◆ **AIM OF THE TASK**
For the listing below, give the count of lines containing "chart", and no other text.

◆ **DATA**
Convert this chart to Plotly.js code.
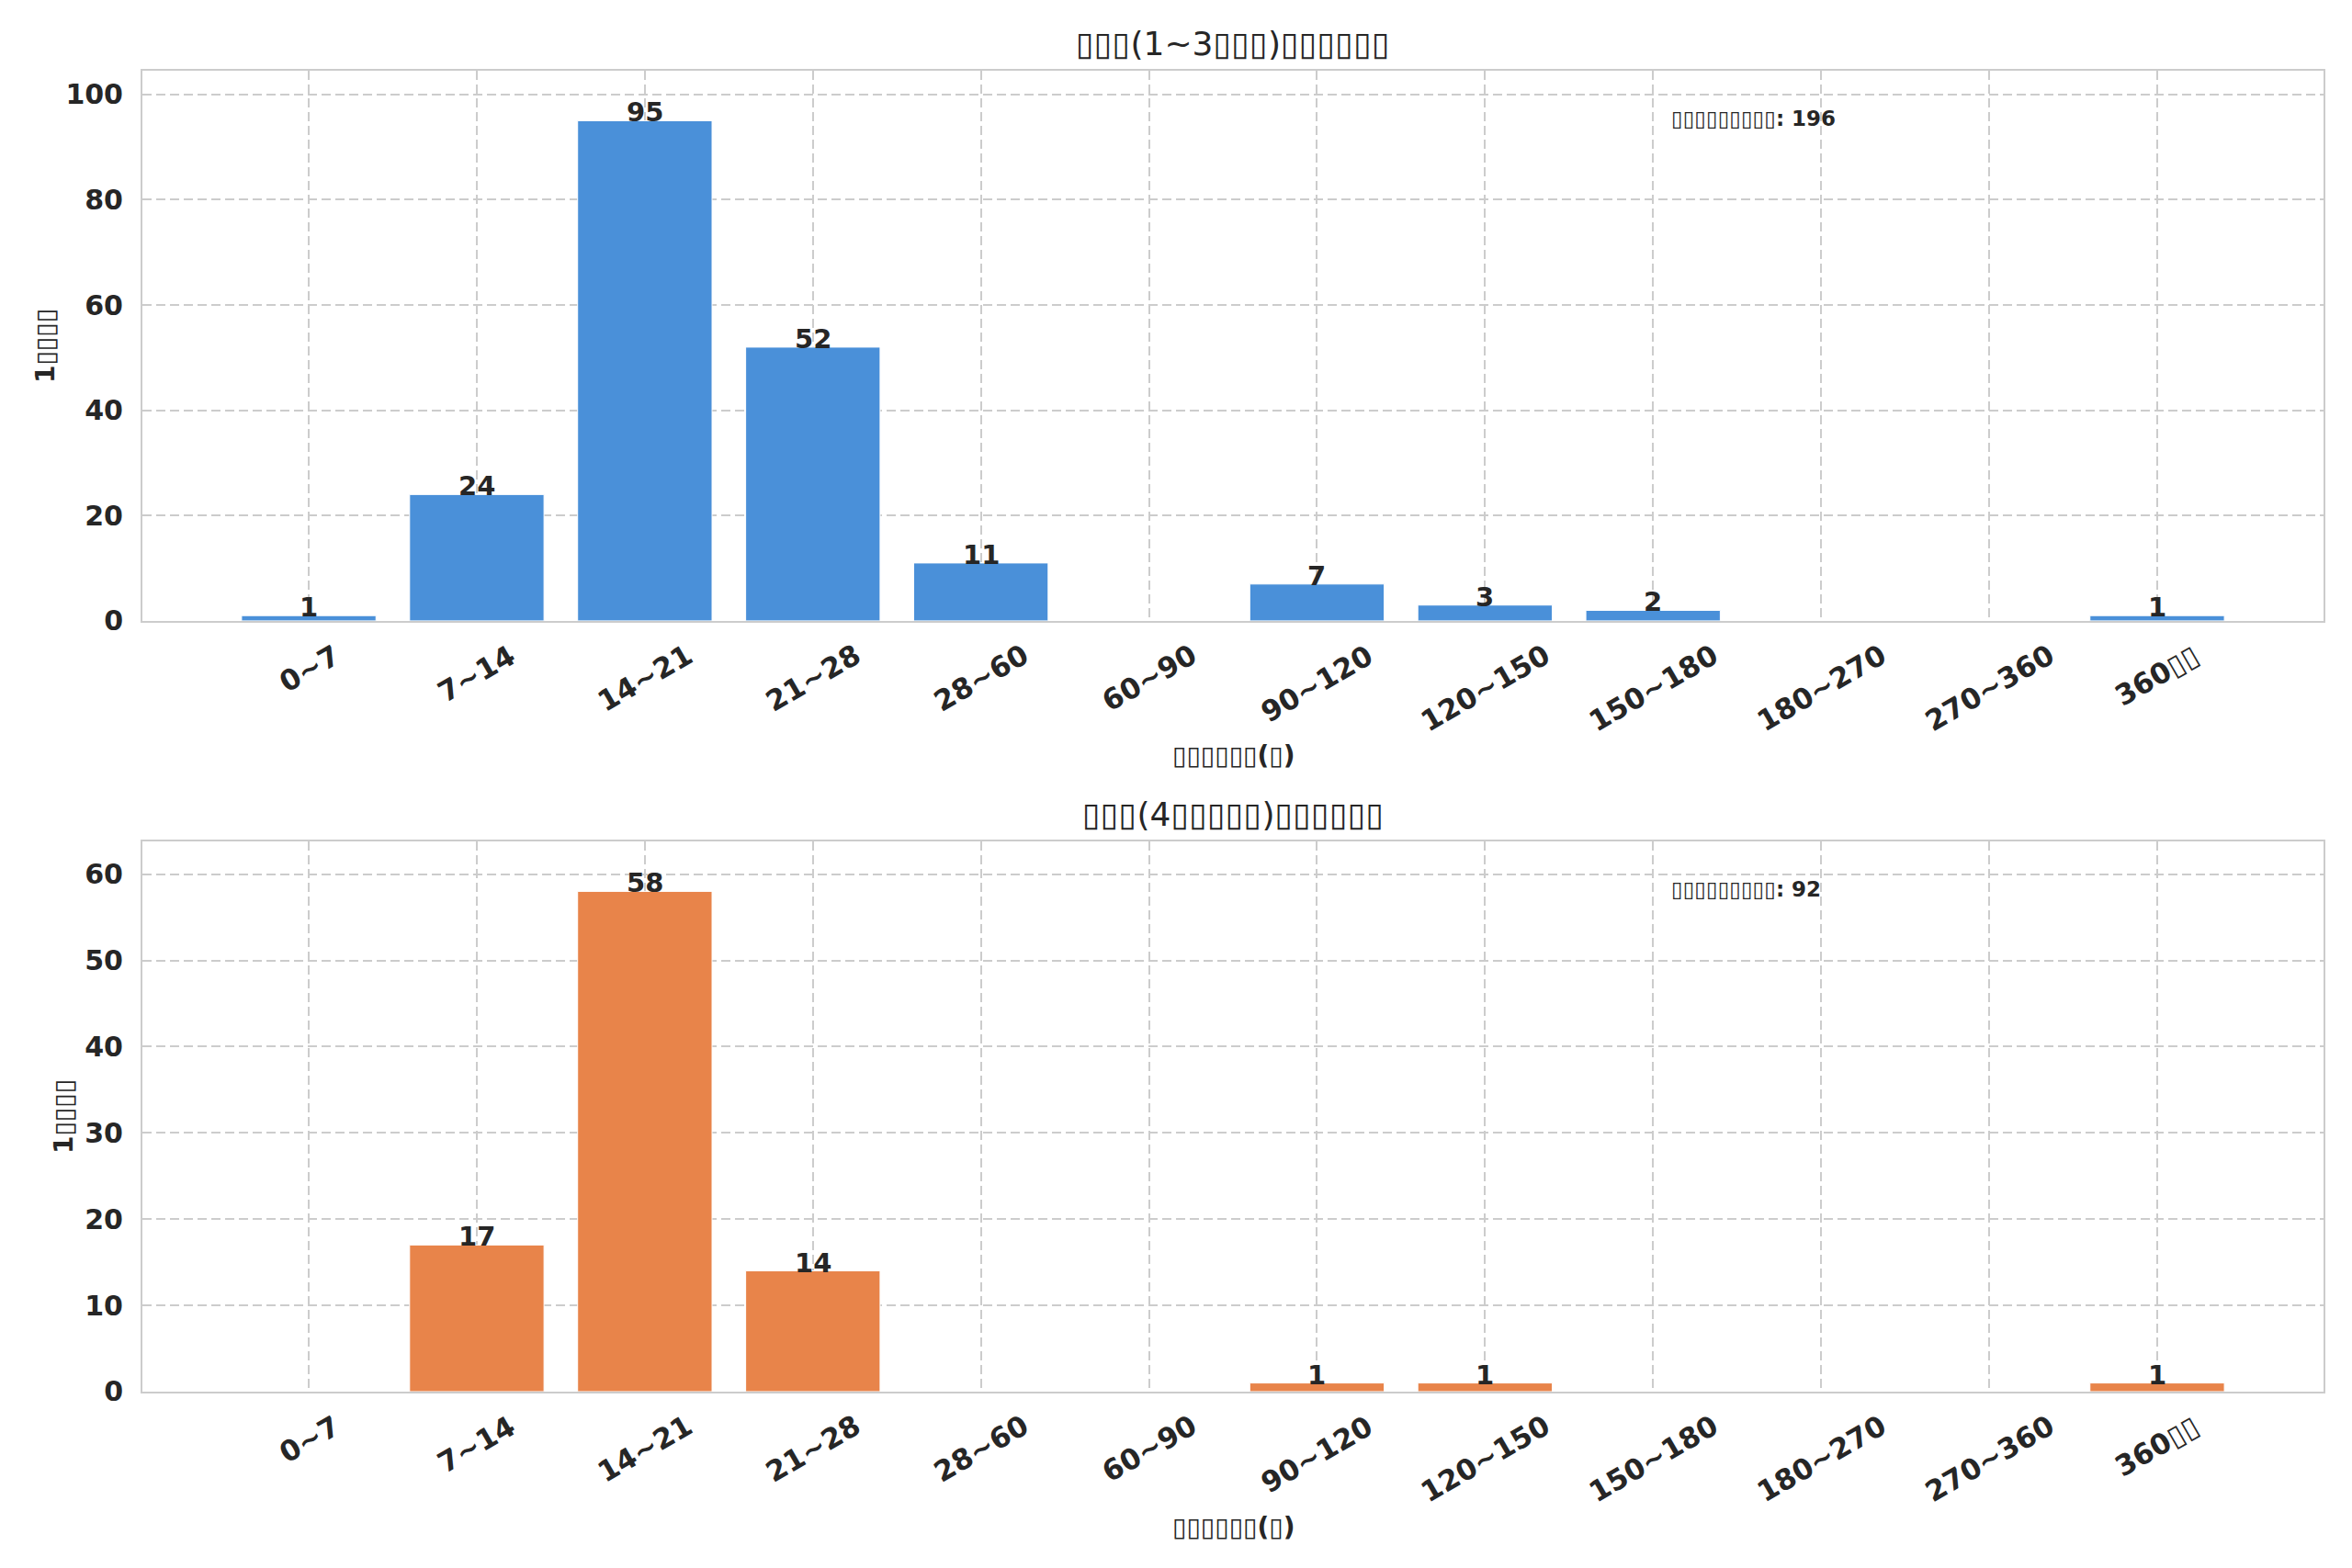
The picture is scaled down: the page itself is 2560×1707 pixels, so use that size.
<!DOCTYPE html>
<html>
<head>
<meta charset="utf-8">
<script src="https://cdn.plot.ly/plotly-3.0.1.min.js"></script>
<style>
  html, body { margin: 0; padding: 0; background: #ffffff; }
  #chart { width: 2560px; height: 1707px; }
</style>
</head>
<body>
<div id="chart"></div>
<script>
// Kategorien (Tage) – die CJK-Zeichen sind im Original als Tofu-Kästchen gerendert
const categories = ['0~7', '7~14', '14~21', '21~28', '28~60', '60~90',
  '90~120', '120~150', '150~180', '180~270', '270~360', '360▯▯'];

const countsA = [1, 24, 95, 52, 11, 0, 7, 3, 2, 0, 0, 1];
const countsB = [0, 17, 58, 14, 0, 0, 1, 1, 0, 0, 0, 1];

const titleA = '▯▯▯(1~3▯▯▯)▯▯▯▯▯▯';
const titleB = '▯▯▯(4▯▯▯▯▯)▯▯▯▯▯▯';
const xLabel = '▯▯▯▯▯▯(▯)';
const yLabel = '1▯▯▯▯';
const noteLabel = '▯▯▯▯▯▯▯▯▯';
const totalA = 196;
const totalB = 92;

const FONT = 'DejaVu Sans';
const TXT = '#262626';

// Hilfsfunktion: Achsen im seaborn-whitegrid-Stil
function xAxis(anchor) {
  return {
    type: 'category',
    anchor: anchor,
    range: [-0.99, 11.99],
    showticklabels: false,
    ticks: '',
    showgrid: true,
    gridcolor: '#cccccc',
    gridwidth: 2,
    griddash: '10px,5px',
    showline: true,
    mirror: true,
    linecolor: '#cccccc',
    linewidth: 2,
    zeroline: false,
    fixedrange: true
  };
}

function yAxis(anchor, domain, maxV, dtick) {
  return {
    anchor: anchor,
    domain: domain,
    range: [0, maxV * 1.1],
    dtick: dtick,
    ticks: '',
    ticklabelstandoff: 13,
    tickfont: { family: FONT, size: 30, color: TXT, weight: 'bold' },
    showgrid: true,
    gridcolor: '#cccccc',
    gridwidth: 2,
    griddash: '10px,5px',
    showline: true,
    mirror: true,
    linecolor: '#cccccc',
    linewidth: 2,
    zeroline: false,
    title: { text: yLabel, font: { family: FONT, size: 28, color: TXT, weight: 'bold' }, standoff: 4 }
  };
}

function barTrace(vals, color, xa, ya) {
  return {
    type: 'bar',
    x: categories,
    y: vals,
    xaxis: xa,
    yaxis: ya,
    width: 0.8,
    marker: { color: color, line: { color: '#ffffff', width: 1 } },
    hoverinfo: 'skip',
    showlegend: false
  };
}

// Beschriftungen: Werte über den Balken, gedrehte Kategorien, Titel, Hinweis
function annotationsFor(vals, xr, yr, title, total) {
  const out = [];
  vals.forEach((v, i) => {
    if (v > 0) {
      out.push({
        xref: xr, yref: yr, x: categories[i], y: v,
        text: String(v), showarrow: false,
        xanchor: 'center', yanchor: 'bottom', yshift: -10,
        font: { family: FONT, size: 29, color: TXT, weight: 'bold' }
      });
    }
  });
  categories.forEach(c => {
    out.push({
      xref: xr, yref: yr, x: c, y: 0,
      text: c, showarrow: false, textangle: -30,
      xanchor: 'center', yanchor: 'top', yshift: -16,
      font: { family: FONT, size: 31, color: TXT, weight: 'bold' }
    });
  });
  out.push({
    xref: xr + ' domain', yref: yr + ' domain', x: 0.5, y: 1,
    text: title, showarrow: false, xanchor: 'center', yanchor: 'bottom', yshift: 7,
    font: { family: FONT, size: 36, color: TXT }
  });
  out.push({
    xref: xr + ' domain', yref: yr + ' domain', x: 0.5, y: 0,
    text: xLabel, showarrow: false, xanchor: 'center', yanchor: 'middle', yshift: -147,
    font: { family: FONT, size: 28, color: TXT, weight: 'bold' }
  });
  out.push({
    xref: xr + ' domain', yref: yr + ' domain', x: 0.7, y: 0.913,
    text: noteLabel + ': ' + total, showarrow: false, xanchor: 'left', yanchor: 'middle',
    font: { family: FONT, size: 23, color: TXT, weight: 'bold' }
  });
  return out;
}

const traces = [
  barTrace(countsA, '#4a90d9', 'x', 'y'),
  barTrace(countsB, '#e8844a', 'x2', 'y2')
];

const layout = {
  width: 2560,
  height: 1707,
  paper_bgcolor: '#ffffff',
  plot_bgcolor: '#ffffff',
  margin: { l: 155, r: 31, t: 77, b: 192 },
  bargap: 0.2,
  xaxis: xAxis('y'),
  yaxis: yAxis('x', [0.5835, 1], 95, 20),
  xaxis2: xAxis('y2'),
  yaxis2: yAxis('x2', [0, 0.4166], 58, 10),
  annotations: annotationsFor(countsA, 'x', 'y', titleA, totalA)
    .concat(annotationsFor(countsB, 'x2', 'y2', titleB, totalB))
};

Plotly.newPlot('chart', traces, layout, { displayModeBar: false, staticPlot: true });
</script>
</body>
</html>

◆ **THE OUTPUT**
4